File annual state forms

Each state has its own laws and regulations for how and when a nonprofit must report its activities. In some states, your nonprofit will receive a sales-tax exemption.

If you change your articles of incorporation or bylaws during the year, you’ll need to follow the laws of your state or the rules described in your bylaws to register the change.

Furthermore, more than 30 states, the District of Columbia, and some local governments require nonprofits to register and pay an annual fee if they are fundraising in the state.

Pay employment taxes

Nonprofits must pay employment taxes, including the employer’s portion of employment and Social Security taxes and unemployment insurance. In most cases, these taxes are paid quarterly to state tax boards and the Internal Revenue Service. Not every state requires nonprofits to pay unemployment taxes but every nonprofit must pay federal unemployment taxes.

Unpaid employment taxes are one of the few nonprofit liabilities that may be seized from the bank accounts of an organization’s board members. Check with your local state unemployment office or department of revenue for filing and payment requirements for your state.

Report payments to consultants

If your organization hires a consultant and that consultant is paid $600 or more during one year, your nonprofit must report these payments by filing the IRS Form 1099 shortly after the end of each calendar year. Some states also require that this information be reported. Check the IRS website for more information.

Maintain transparency

Nonprofits should be aboveboard and honest in their delivery of services, personnel matters, fundraising, and finances. One smart thing to do is to review IRS rules for public disclosure. Transparency practices to consider are:

  • Be honest with donors about how their contributions are used and offer them the opportunity to opt out of being identified as contributors.
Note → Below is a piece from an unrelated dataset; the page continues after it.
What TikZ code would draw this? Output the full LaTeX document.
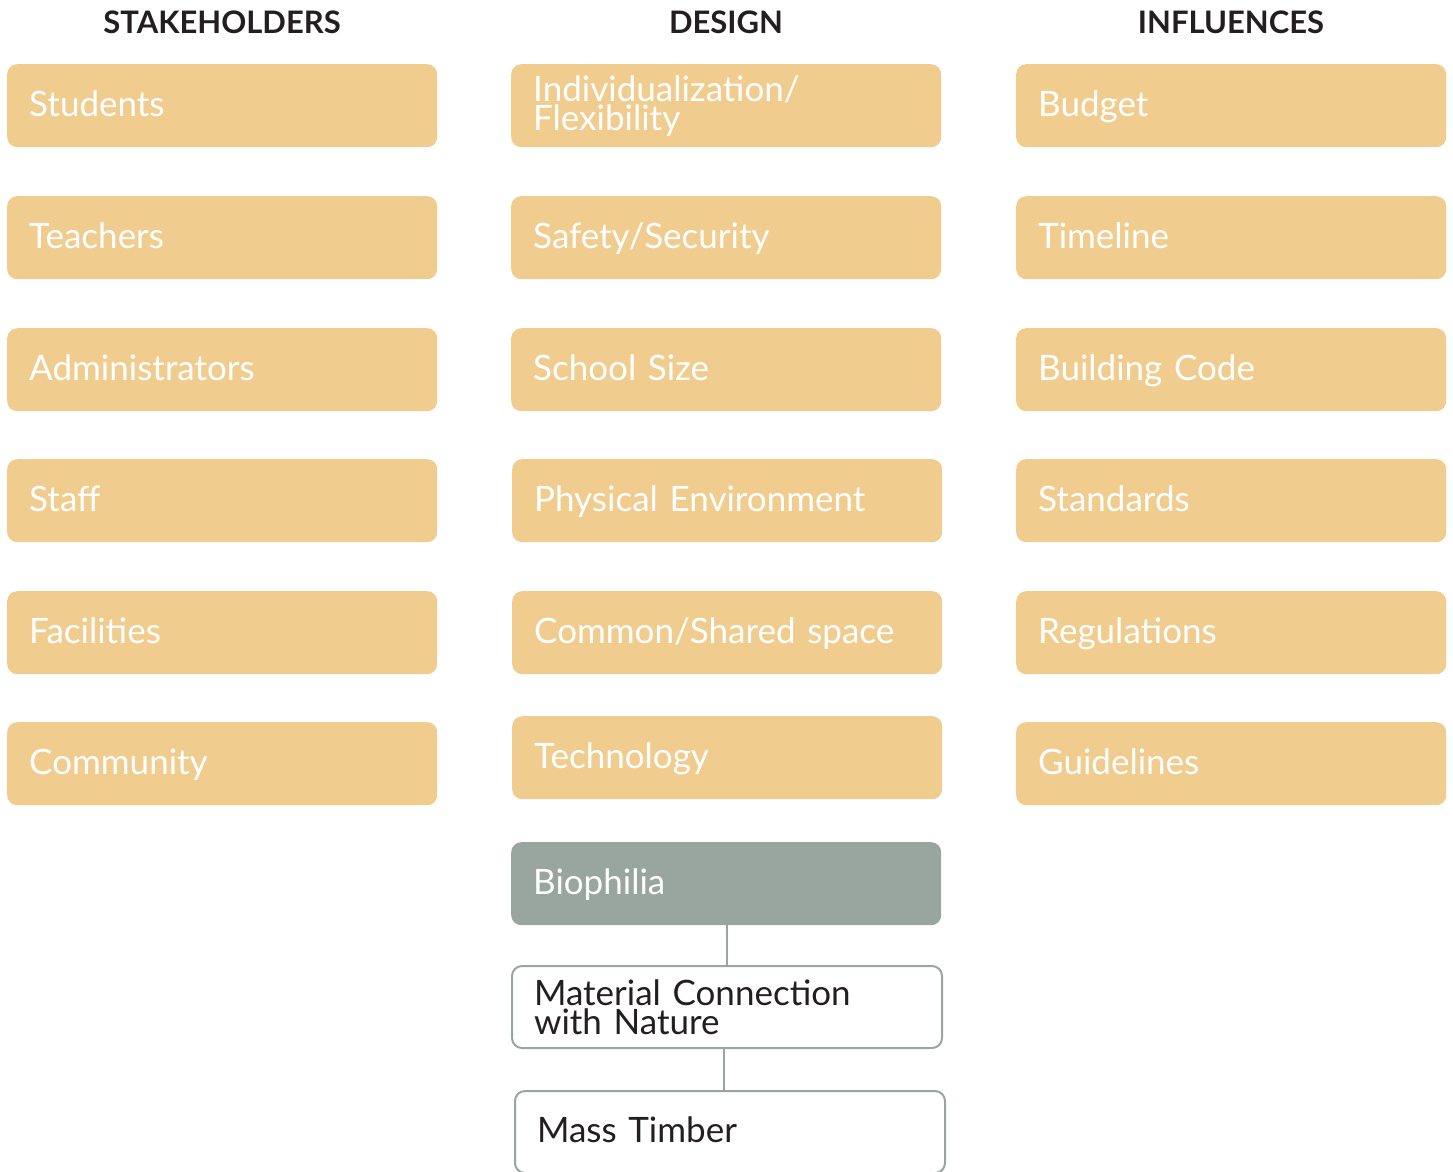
\documentclass[tikz,border=0pt]{standalone}
\usepackage{fontspec}
\setmainfont{Lato}
\definecolor{sand}{HTML}{F0CC8E}
\definecolor{sage}{HTML}{99A69F}
\definecolor{ink}{HTML}{231F20}
\begin{document}
\begin{tikzpicture}[x=1pt,y=-1pt,
  card/.style={rectangle, rounded corners=10pt, anchor=north west,
    minimum width=430pt, minimum height=83pt, text width=386pt,
    inner xsep=22pt, inner ysep=0pt, align=left,
    font=\fontsize{35}{29}\selectfont},
  oneline/.style={text height=29pt, text depth=8pt},
  sandcard/.style={card, oneline, fill=sand, text=white},
  sandtwo/.style={card, fill=sand, text=white},
  sagecard/.style={card, oneline, fill=sage, text=white},
  outlinecard/.style={card, draw=sage, line width=2pt, fill=white, text=ink,
    minimum height=82pt},
  heading/.style={font=\fontsize{31}{31}\selectfont\bfseries, text=ink, anchor=center},
  link/.style={draw=sage, line width=2pt}]
\useasboundingbox (0,0) rectangle (1453,1171);

% column headings
\node[heading] (hS) at (222,22) {STAKEHOLDERS};
\node[heading] (hD) at (726,22) {DESIGN};
\node[heading] (hI) at (1231,22) {INFLUENCES};

% stakeholders
\node[sandcard] (s1) at (7,64)  {Students};
\node[sandcard] (s2) at (7,196) {Teachers};
\node[sandcard] (s3) at (7,328) {Administrators};
\node[sandcard] (s4) at (7,459) {Staff};
\node[sandcard] (s5) at (7,591) {Facilities};
\node[sandcard] (s6) at (7,722) {Community};

% design
\node[sandtwo]  (d1) at (511,64)  {Individualization/\\Flexibility};
\node[sandcard] (d2) at (511,196) {Safety/Security};
\node[sandcard] (d3) at (511,328) {School Size};
\node[sandcard] (d4) at (512,459) {Physical Environment};
\node[sandcard] (d5) at (512,591) {Common/Shared space};
\node[sandcard] (d6) at (512,716) {Technology};
\node[sagecard] (d7) at (511,842) {Biophilia};
\node[outlinecard] (d8) at (511,965) {Material Connection\\with Nature};
\node[outlinecard, oneline] (d9) at (514,1090) {Mass Timber};

% influences
\node[sandcard] (i1) at (1016,64)  {Budget};
\node[sandcard] (i2) at (1016,196) {Timeline};
\node[sandcard] (i3) at (1016,328) {Building Code};
\node[sandcard] (i4) at (1016,459) {Standards};
\node[sandcard] (i5) at (1016,591) {Regulations};
\node[sandcard] (i6) at (1016,722) {Guidelines};

% biophilia chain
\coordinate (c1) at (727,0);
\coordinate (c2) at (724,0);
\draw[link] (c1 |- d7.south) -- (c1 |- d8.north);
\draw[link] (c2 |- d8.south) -- (c2 |- d9.north);
\end{tikzpicture}
\end{document}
  • Have a conflict-of-interest policy for staff and board members.

  • Post your most recent 990 or financial statement on your website.

  • Adopt an internal complaint and whistle-blower policy in accordance with laws in your state.

Respond to negative press

Even good, conscientious nonprofit organizations can draw negative media attention, accurate or not. When bad press arises:

  • Don’t speak to the public until you’ve fully investigated the complaint and are ready to give a clear statement.

  • Decide on a small number of people who are authorized to speak to the media.

  • Answer the media’s questions directly and truthfully, but also be sure to insert a positive message about how you’re rectifying the situation or the value of your organization’s work.

  • Acknowledge and address the controversy on your website, in a press release, and — if it’s a major concern — in a letter to your funders and donors.

Protect your online reputation

Information reported online is important to your organization’s reputation. Negative comments collected on your website or social media pages can be damaging.

If someone is disappointed with your services, apologize and invite them to try again, either for no charge or at a discounted fee. Treat constructive criticism comments with respect. Generally, it’s best to ignore angry, vengeful comments.

Determine insurance needs

A nonprofit’s insurance needs vary. All nonprofit organizations should purchase general liability insurance. You need to purchase specialized kinds of liability insurance if your organization has significant direct client contact that involves a potential risk.

If your organization occasionally produces events or conducts work in locations other than its central office or building, double-check to make sure you’re covered for these off-site events. You may need to purchase a rider to your regular liability insurance policy to cover such situations.

You should also purchase “non-owned/hired” auto insurance in case an employee or volunteer is involved in an automobile accident.

In most states, workers’ compensation insurance is required by law. If an employee is injured in the course of performing her job, this insurance helps protect both the employee and the employer.

Other kinds of insurance to consider are:

  • Property insurance for damage to property and equipment owned or leased by the nonprofit

  • Employee dishonesty insurance or fidelity bonds to protect against embezzlement

  • Directors and officers insurance to protect directors’ and officers’ personal assets from lawsuits against the nonprofit organization.